## Task instructions
Each line of the listing must be transcribed exactly, except for the images, which should be excluded.
--- START Collected material ---
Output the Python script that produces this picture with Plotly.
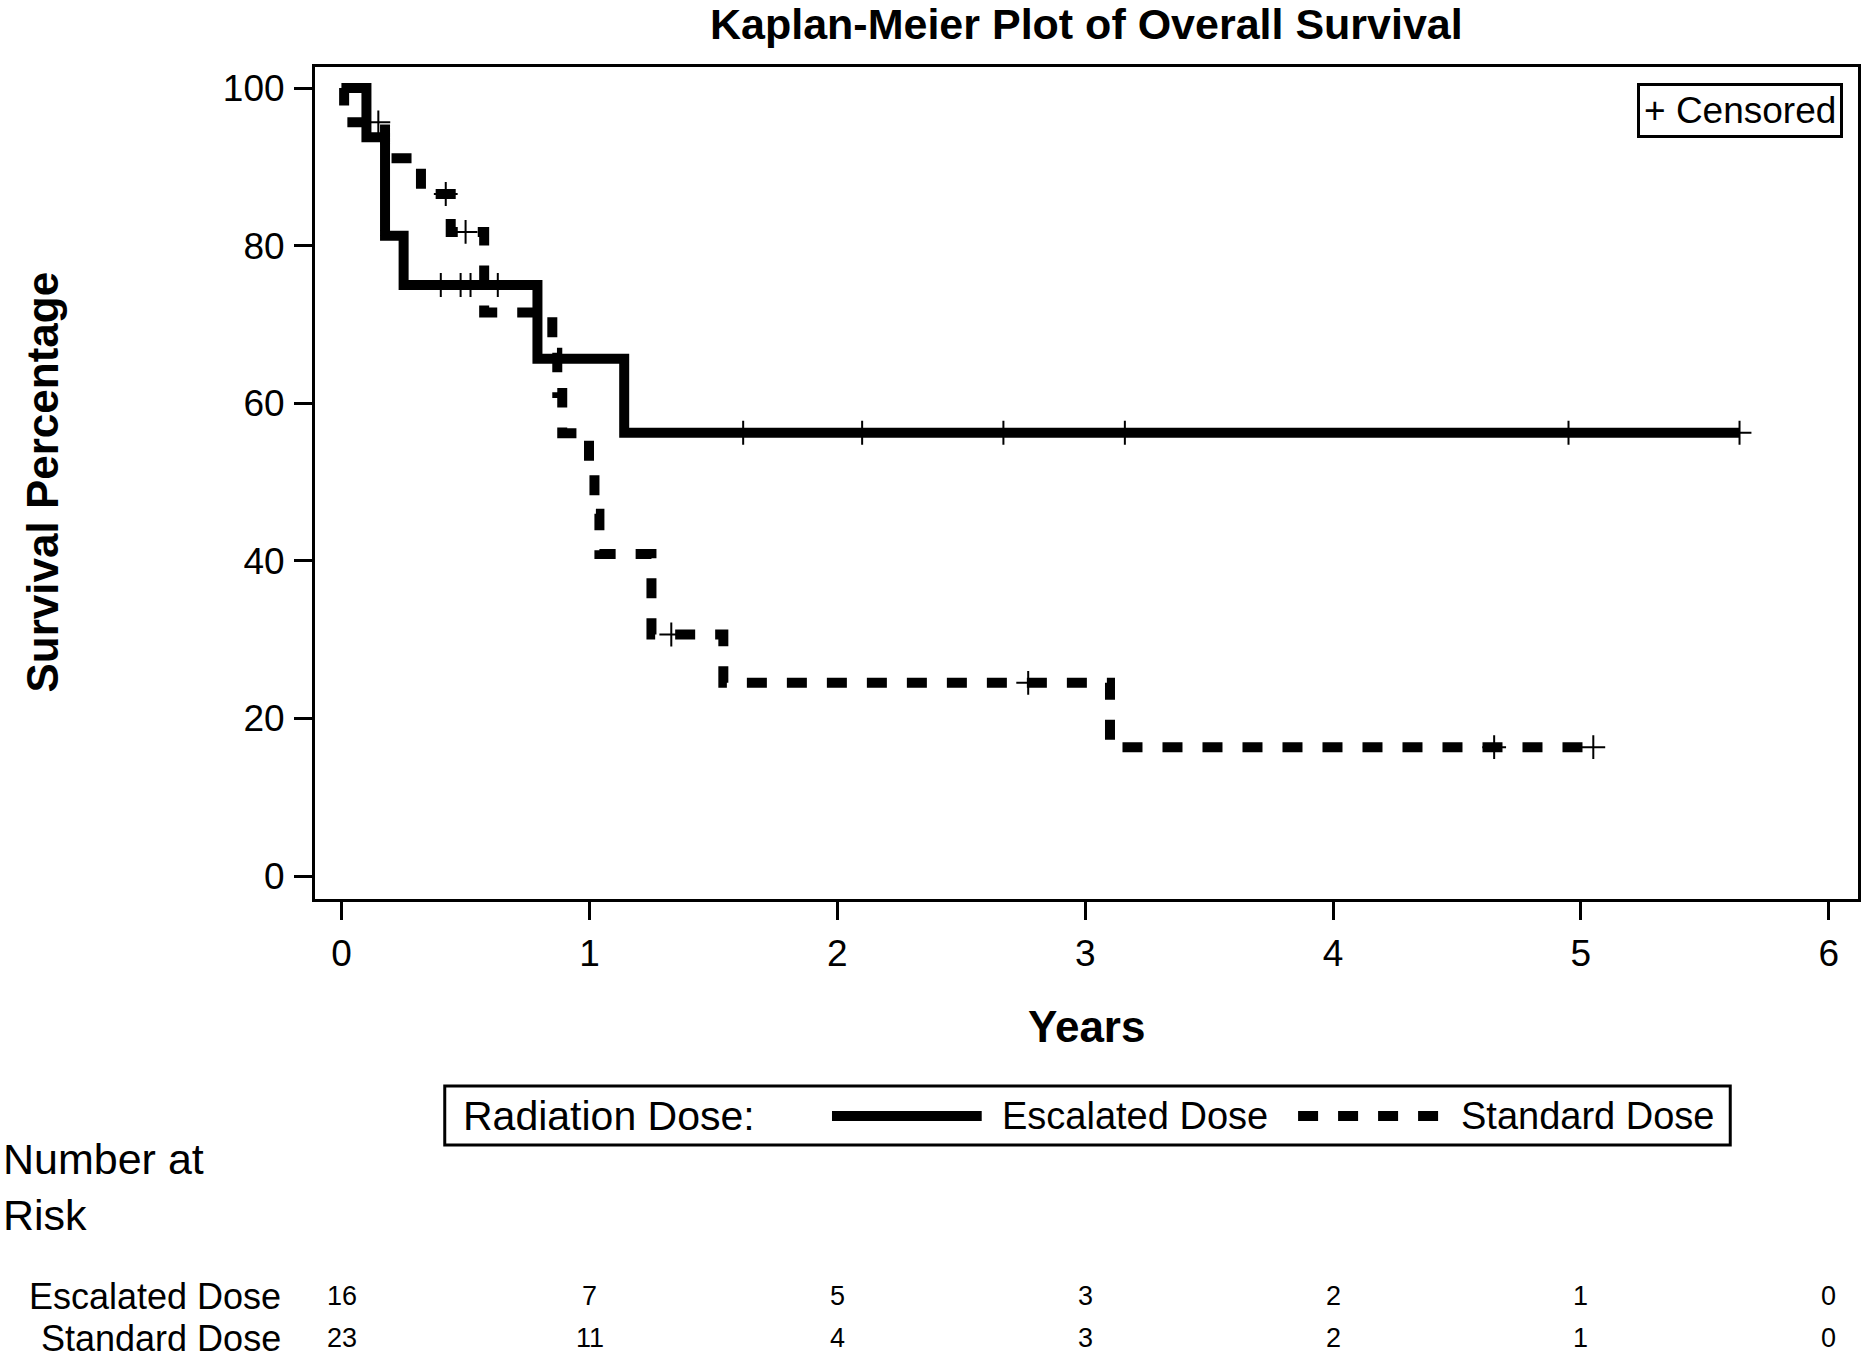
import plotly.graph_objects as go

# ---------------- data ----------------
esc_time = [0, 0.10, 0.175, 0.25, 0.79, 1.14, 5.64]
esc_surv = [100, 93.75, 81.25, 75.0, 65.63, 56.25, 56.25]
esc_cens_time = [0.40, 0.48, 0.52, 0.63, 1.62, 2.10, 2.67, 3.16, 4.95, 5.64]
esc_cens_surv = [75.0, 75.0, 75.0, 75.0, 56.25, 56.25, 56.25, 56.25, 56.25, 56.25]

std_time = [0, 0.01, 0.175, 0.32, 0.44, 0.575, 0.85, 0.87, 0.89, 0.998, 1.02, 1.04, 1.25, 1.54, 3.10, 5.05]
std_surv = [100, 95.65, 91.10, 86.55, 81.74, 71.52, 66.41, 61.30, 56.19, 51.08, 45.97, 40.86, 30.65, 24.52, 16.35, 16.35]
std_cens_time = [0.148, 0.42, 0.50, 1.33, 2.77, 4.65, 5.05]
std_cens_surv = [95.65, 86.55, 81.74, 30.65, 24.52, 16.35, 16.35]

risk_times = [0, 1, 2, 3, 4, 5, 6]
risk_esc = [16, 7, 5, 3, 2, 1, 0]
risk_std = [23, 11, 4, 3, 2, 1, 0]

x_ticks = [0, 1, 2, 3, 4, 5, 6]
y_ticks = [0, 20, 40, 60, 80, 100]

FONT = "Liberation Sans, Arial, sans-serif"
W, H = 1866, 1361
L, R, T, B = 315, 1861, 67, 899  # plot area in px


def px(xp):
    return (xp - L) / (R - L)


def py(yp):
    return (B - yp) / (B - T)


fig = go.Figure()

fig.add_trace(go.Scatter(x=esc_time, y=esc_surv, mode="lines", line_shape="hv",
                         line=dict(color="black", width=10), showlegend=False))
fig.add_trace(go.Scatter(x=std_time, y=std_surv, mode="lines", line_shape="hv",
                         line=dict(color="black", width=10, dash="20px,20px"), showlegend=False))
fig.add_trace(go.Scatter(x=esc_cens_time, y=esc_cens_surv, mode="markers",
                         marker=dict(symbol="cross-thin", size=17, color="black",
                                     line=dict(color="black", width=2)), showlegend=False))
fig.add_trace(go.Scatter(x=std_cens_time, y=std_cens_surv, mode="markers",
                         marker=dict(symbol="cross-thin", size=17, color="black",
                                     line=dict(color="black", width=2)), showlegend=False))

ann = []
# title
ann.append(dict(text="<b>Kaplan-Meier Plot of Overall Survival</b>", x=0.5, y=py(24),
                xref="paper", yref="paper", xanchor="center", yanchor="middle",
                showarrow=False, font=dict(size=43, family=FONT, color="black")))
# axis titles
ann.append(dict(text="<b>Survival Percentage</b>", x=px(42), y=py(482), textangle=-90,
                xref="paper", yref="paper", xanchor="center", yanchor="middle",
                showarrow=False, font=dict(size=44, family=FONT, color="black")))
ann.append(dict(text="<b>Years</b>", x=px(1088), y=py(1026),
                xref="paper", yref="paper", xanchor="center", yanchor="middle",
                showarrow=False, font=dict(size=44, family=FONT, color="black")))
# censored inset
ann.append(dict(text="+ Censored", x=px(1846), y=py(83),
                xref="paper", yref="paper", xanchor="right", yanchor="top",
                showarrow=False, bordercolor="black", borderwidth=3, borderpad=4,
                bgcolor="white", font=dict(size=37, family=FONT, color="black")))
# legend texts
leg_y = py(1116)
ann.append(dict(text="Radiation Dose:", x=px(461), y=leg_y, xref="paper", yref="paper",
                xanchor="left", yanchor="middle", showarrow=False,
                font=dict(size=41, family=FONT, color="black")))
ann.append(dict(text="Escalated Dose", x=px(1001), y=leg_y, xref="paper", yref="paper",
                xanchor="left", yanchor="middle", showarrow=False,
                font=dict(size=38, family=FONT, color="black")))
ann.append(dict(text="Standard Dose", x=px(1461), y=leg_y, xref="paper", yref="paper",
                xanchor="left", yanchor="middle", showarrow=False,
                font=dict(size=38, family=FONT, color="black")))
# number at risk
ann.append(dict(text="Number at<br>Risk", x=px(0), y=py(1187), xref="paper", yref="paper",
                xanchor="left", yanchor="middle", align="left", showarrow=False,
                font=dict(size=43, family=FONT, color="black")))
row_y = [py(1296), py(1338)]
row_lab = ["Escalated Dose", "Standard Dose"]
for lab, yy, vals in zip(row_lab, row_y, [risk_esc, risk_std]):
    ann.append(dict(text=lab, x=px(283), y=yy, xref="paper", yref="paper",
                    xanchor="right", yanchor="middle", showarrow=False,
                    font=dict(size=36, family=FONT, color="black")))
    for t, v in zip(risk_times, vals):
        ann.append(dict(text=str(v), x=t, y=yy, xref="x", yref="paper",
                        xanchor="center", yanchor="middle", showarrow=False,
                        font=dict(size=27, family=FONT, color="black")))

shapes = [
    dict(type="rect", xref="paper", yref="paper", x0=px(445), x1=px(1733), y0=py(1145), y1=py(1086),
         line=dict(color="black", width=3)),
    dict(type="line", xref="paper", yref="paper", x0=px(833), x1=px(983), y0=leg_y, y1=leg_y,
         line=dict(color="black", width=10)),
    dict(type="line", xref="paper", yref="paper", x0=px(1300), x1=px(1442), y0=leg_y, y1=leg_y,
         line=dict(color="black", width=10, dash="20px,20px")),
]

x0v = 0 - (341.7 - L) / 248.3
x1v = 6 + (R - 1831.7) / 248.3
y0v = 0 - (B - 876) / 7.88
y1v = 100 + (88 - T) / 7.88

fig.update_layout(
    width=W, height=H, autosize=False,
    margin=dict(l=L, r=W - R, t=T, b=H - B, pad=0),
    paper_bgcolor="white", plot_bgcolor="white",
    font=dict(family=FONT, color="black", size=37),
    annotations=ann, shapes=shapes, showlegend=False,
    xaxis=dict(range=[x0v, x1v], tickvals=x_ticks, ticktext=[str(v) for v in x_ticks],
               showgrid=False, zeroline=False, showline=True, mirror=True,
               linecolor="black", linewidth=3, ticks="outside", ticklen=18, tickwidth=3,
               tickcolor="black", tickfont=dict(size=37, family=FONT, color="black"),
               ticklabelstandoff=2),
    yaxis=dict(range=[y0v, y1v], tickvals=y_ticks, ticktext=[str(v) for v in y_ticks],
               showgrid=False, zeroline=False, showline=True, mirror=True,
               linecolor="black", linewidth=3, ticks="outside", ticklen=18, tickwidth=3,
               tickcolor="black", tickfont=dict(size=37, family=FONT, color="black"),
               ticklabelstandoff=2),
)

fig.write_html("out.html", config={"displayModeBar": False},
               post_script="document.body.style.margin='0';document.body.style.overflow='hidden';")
--- END Collected material ---
## Written answer
Output the Python script that produces this picture with Plotly.
import plotly.graph_objects as go

# ---------------- data ----------------
esc_time = [0, 0.10, 0.175, 0.25, 0.79, 1.14, 5.64]
esc_surv = [100, 93.75, 81.25, 75.0, 65.63, 56.25, 56.25]
esc_cens_time = [0.40, 0.48, 0.52, 0.63, 1.62, 2.10, 2.67, 3.16, 4.95, 5.64]
esc_cens_surv = [75.0, 75.0, 75.0, 75.0, 56.25, 56.25, 56.25, 56.25, 56.25, 56.25]

std_time = [0, 0.01, 0.175, 0.32, 0.44, 0.575, 0.85, 0.87, 0.89, 0.998, 1.02, 1.04, 1.25, 1.54, 3.10, 5.05]
std_surv = [100, 95.65, 91.10, 86.55, 81.74, 71.52, 66.41, 61.30, 56.19, 51.08, 45.97, 40.86, 30.65, 24.52, 16.35, 16.35]
std_cens_time = [0.148, 0.42, 0.50, 1.33, 2.77, 4.65, 5.05]
std_cens_surv = [95.65, 86.55, 81.74, 30.65, 24.52, 16.35, 16.35]

risk_times = [0, 1, 2, 3, 4, 5, 6]
risk_esc = [16, 7, 5, 3, 2, 1, 0]
risk_std = [23, 11, 4, 3, 2, 1, 0]

x_ticks = [0, 1, 2, 3, 4, 5, 6]
y_ticks = [0, 20, 40, 60, 80, 100]

FONT = "Liberation Sans, Arial, sans-serif"
W, H = 1866, 1361
L, R, T, B = 315, 1861, 67, 899  # plot area in px


def px(xp):
    return (xp - L) / (R - L)


def py(yp):
    return (B - yp) / (B - T)


fig = go.Figure()

fig.add_trace(go.Scatter(x=esc_time, y=esc_surv, mode="lines", line_shape="hv",
                         line=dict(color="black", width=10), showlegend=False))
fig.add_trace(go.Scatter(x=std_time, y=std_surv, mode="lines", line_shape="hv",
                         line=dict(color="black", width=10, dash="20px,20px"), showlegend=False))
fig.add_trace(go.Scatter(x=esc_cens_time, y=esc_cens_surv, mode="markers",
                         marker=dict(symbol="cross-thin", size=17, color="black",
                                     line=dict(color="black", width=2)), showlegend=False))
fig.add_trace(go.Scatter(x=std_cens_time, y=std_cens_surv, mode="markers",
                         marker=dict(symbol="cross-thin", size=17, color="black",
                                     line=dict(color="black", width=2)), showlegend=False))

ann = []
# title
ann.append(dict(text="<b>Kaplan-Meier Plot of Overall Survival</b>", x=0.5, y=py(24),
                xref="paper", yref="paper", xanchor="center", yanchor="middle",
                showarrow=False, font=dict(size=43, family=FONT, color="black")))
# axis titles
ann.append(dict(text="<b>Survival Percentage</b>", x=px(42), y=py(482), textangle=-90,
                xref="paper", yref="paper", xanchor="center", yanchor="middle",
                showarrow=False, font=dict(size=44, family=FONT, color="black")))
ann.append(dict(text="<b>Years</b>", x=px(1088), y=py(1026),
                xref="paper", yref="paper", xanchor="center", yanchor="middle",
                showarrow=False, font=dict(size=44, family=FONT, color="black")))
# censored inset
ann.append(dict(text="+ Censored", x=px(1846), y=py(83),
                xref="paper", yref="paper", xanchor="right", yanchor="top",
                showarrow=False, bordercolor="black", borderwidth=3, borderpad=4,
                bgcolor="white", font=dict(size=37, family=FONT, color="black")))
# legend texts
leg_y = py(1116)
ann.append(dict(text="Radiation Dose:", x=px(461), y=leg_y, xref="paper", yref="paper",
                xanchor="left", yanchor="middle", showarrow=False,
                font=dict(size=41, family=FONT, color="black")))
ann.append(dict(text="Escalated Dose", x=px(1001), y=leg_y, xref="paper", yref="paper",
                xanchor="left", yanchor="middle", showarrow=False,
                font=dict(size=38, family=FONT, color="black")))
ann.append(dict(text="Standard Dose", x=px(1461), y=leg_y, xref="paper", yref="paper",
                xanchor="left", yanchor="middle", showarrow=False,
                font=dict(size=38, family=FONT, color="black")))
# number at risk
ann.append(dict(text="Number at<br>Risk", x=px(0), y=py(1187), xref="paper", yref="paper",
                xanchor="left", yanchor="middle", align="left", showarrow=False,
                font=dict(size=43, family=FONT, color="black")))
row_y = [py(1296), py(1338)]
row_lab = ["Escalated Dose", "Standard Dose"]
for lab, yy, vals in zip(row_lab, row_y, [risk_esc, risk_std]):
    ann.append(dict(text=lab, x=px(283), y=yy, xref="paper", yref="paper",
                    xanchor="right", yanchor="middle", showarrow=False,
                    font=dict(size=36, family=FONT, color="black")))
    for t, v in zip(risk_times, vals):
        ann.append(dict(text=str(v), x=t, y=yy, xref="x", yref="paper",
                        xanchor="center", yanchor="middle", showarrow=False,
                        font=dict(size=27, family=FONT, color="black")))

shapes = [
    dict(type="rect", xref="paper", yref="paper", x0=px(445), x1=px(1733), y0=py(1145), y1=py(1086),
         line=dict(color="black", width=3)),
    dict(type="line", xref="paper", yref="paper", x0=px(833), x1=px(983), y0=leg_y, y1=leg_y,
         line=dict(color="black", width=10)),
    dict(type="line", xref="paper", yref="paper", x0=px(1300), x1=px(1442), y0=leg_y, y1=leg_y,
         line=dict(color="black", width=10, dash="20px,20px")),
]

x0v = 0 - (341.7 - L) / 248.3
x1v = 6 + (R - 1831.7) / 248.3
y0v = 0 - (B - 876) / 7.88
y1v = 100 + (88 - T) / 7.88

fig.update_layout(
    width=W, height=H, autosize=False,
    margin=dict(l=L, r=W - R, t=T, b=H - B, pad=0),
    paper_bgcolor="white", plot_bgcolor="white",
    font=dict(family=FONT, color="black", size=37),
    annotations=ann, shapes=shapes, showlegend=False,
    xaxis=dict(range=[x0v, x1v], tickvals=x_ticks, ticktext=[str(v) for v in x_ticks],
               showgrid=False, zeroline=False, showline=True, mirror=True,
               linecolor="black", linewidth=3, ticks="outside", ticklen=18, tickwidth=3,
               tickcolor="black", tickfont=dict(size=37, family=FONT, color="black"),
               ticklabelstandoff=2),
    yaxis=dict(range=[y0v, y1v], tickvals=y_ticks, ticktext=[str(v) for v in y_ticks],
               showgrid=False, zeroline=False, showline=True, mirror=True,
               linecolor="black", linewidth=3, ticks="outside", ticklen=18, tickwidth=3,
               tickcolor="black", tickfont=dict(size=37, family=FONT, color="black"),
               ticklabelstandoff=2),
)

fig.write_html("out.html", config={"displayModeBar": False},
               post_script="document.body.style.margin='0';document.body.style.overflow='hidden';")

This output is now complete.